En el ritual casi sacro del deporte, un estadio, una pista, una alberca, se convierten en los altares donde se celebra la más ecuménica de las liturgias. Aquí, bajo el hechizo del juego, las distinciones de credo, clase o edad se desvanecen como sombras al amanecer.
El rico y el pobre, el joven y el anciano, el creyente y el agnóstico, todos se sumergen en un mismo mar de emociones, donde la ola de un gol, un punto o una medalla arrastra consigo toda distinción. En este universo paralelo, el fervor por un equipo o un atleta se convierte en la nueva religión, universal y transversal, donde la fe se mide en decibeles de ánimo y la devoción, en el palpitar sincronizado de los corazones.
Es curioso observar cómo, en la comunión del espectáculo deportivo, las jerarquías sociales y las etiquetas se diluyen en el sudor y la adrenalina de la competencia. El deporte, en su escenografía de esfuerzo y triunfo, actúa como un gran nivelador, un espacio donde la dignidad no se cifra en el saldo de una cuenta bancaria o en el pedigrí académico, sino en la autenticidad de la pasión compartida. Así, en las gradas o al borde de la pista, se teje una fraternidad efímera pero intensa, una utopía de igualdad que, aunque fugaz, nos recuerda la posibilidad de un mundo donde las diferencias, en vez de separarnos, nos unen en la celebración de la más humana de todas las gestas: el juego.

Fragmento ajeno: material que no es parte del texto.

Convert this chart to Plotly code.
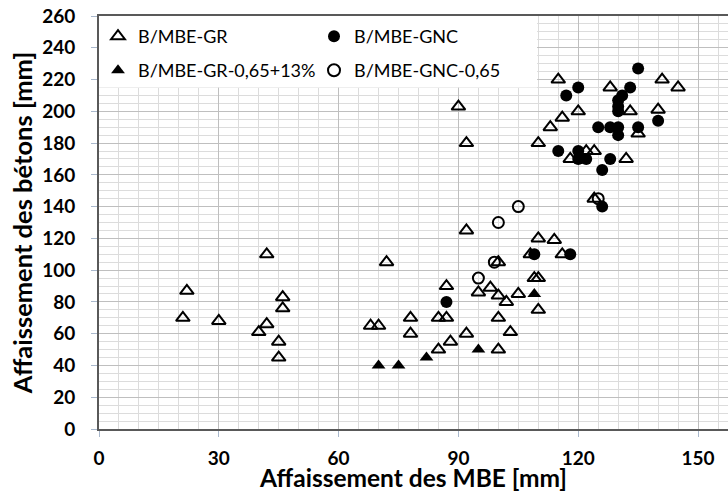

Actividad que borra barreras
El deporte, en su universal lenguaje de victorias y derrotas, ha mostrado su capacidad para tejer puentes allí, donde la política y la historia han erigido muros. En Sudáfrica, el rugby transformó un escenario de ‘apartheid’ en uno de unión nacional, con Mandela entregando el trofeo en un gesto cargado de simbolismo. En los Balcanes, el baloncesto se convirtió en un paréntesis de fraternidad en medio de la tormenta de un conflicto étnico. Estos momentos, aunque fugaces, sugieren que en el campo de juego las divisiones se diluyen, permitiendo que la humanidad común emerja sobre las diferencias.
Ofrece un escenario neutral donde los antagonismos se suspenden y donde, por un instante, las reglas del mundo exterior parecen quedar en pausa. En este espacio, lo que prima no es el origen o la ideología, sino el talento, la perseverancia y el fair play. Pero sería iluso considerarlo elixir para todos los males sociales; pero nos da un punto de partida, un lienzo sobre el que se pueden dibujar los contornos de un diálogo renovado y un reconocimiento mutuo.
La cancha de la vida
En última instancia, el deporte se erige como un microcosmos de lo que podríamos ser como sociedad: un lugar donde, más allá de las diferencias, se comparte la misma pasión y se vibra con los mismos triunfos.
Esta visión, idealista pero no por ello menos verdadera, sugiere que, si podemos hallar un terreno común en las gradas de un estadio, quizás podamos extender esa fraternidad más allá de sus confines. Así, cada encuentro deportivo se convierte no solo en un espectáculo de habilidad y estrategia, sino en un ritual que nos recuerda nuestro potencial para la empatía y la unidad, recordándonos que, a fin de cuentas, todos somos jugadores en el gran equipo de la humanidad.